▶ [Work to do]
Pull out every line below that contains the word "this".

■ ■ ■ ■

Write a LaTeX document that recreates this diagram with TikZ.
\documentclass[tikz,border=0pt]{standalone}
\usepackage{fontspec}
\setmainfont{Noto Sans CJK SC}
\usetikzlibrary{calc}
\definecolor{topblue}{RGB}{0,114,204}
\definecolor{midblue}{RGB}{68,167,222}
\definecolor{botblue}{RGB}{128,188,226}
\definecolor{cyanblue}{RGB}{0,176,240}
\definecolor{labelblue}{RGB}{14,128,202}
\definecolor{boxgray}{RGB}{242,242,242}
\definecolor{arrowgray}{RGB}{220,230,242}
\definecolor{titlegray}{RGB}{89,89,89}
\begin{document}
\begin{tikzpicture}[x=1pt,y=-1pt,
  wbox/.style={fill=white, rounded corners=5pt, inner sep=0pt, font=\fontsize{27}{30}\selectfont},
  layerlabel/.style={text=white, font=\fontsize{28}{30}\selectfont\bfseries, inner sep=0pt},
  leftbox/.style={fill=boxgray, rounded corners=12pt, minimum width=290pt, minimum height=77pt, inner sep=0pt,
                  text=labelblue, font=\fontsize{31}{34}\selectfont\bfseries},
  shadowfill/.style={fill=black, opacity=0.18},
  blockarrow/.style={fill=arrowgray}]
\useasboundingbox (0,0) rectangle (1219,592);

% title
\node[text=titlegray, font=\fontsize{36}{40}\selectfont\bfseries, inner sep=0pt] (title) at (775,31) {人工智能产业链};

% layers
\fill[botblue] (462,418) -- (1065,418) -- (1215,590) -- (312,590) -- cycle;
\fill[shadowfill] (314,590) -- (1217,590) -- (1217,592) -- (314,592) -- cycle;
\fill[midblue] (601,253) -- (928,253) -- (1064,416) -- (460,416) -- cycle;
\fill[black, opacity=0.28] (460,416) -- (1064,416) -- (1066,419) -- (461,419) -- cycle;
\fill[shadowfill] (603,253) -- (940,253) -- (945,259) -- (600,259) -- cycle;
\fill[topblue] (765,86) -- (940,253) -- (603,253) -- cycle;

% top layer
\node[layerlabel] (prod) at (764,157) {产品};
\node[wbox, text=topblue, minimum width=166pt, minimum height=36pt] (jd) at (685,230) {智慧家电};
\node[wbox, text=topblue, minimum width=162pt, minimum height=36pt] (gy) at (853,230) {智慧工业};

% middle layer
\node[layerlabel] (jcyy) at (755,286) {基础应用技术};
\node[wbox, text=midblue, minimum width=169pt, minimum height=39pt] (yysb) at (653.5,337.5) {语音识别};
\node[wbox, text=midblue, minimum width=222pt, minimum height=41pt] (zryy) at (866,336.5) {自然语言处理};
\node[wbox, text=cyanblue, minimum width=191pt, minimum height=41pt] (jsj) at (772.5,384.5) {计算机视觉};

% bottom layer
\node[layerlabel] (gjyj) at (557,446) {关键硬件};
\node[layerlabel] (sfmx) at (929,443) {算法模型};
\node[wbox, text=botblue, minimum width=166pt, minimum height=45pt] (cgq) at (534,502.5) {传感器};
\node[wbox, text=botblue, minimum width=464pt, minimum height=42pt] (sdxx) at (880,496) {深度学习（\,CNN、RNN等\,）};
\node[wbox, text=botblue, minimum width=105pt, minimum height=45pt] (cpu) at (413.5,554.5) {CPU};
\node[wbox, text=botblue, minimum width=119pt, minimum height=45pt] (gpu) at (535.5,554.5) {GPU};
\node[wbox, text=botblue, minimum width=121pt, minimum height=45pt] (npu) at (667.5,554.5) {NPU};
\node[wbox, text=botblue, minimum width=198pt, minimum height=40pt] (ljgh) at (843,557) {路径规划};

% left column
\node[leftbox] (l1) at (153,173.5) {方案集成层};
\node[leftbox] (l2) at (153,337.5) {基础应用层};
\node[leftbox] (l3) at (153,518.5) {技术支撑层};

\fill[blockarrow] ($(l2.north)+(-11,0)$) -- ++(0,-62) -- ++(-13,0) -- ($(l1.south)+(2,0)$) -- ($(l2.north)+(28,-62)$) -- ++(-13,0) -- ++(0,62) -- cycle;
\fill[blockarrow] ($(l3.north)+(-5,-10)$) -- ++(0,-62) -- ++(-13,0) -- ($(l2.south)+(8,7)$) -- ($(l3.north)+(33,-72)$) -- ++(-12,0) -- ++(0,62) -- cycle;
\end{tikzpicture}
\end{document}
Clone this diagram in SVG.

■ ■ ■ ■

▶ [Exercise answer]
Write a LaTeX document that recreates this diagram with TikZ.
Clone this diagram in SVG.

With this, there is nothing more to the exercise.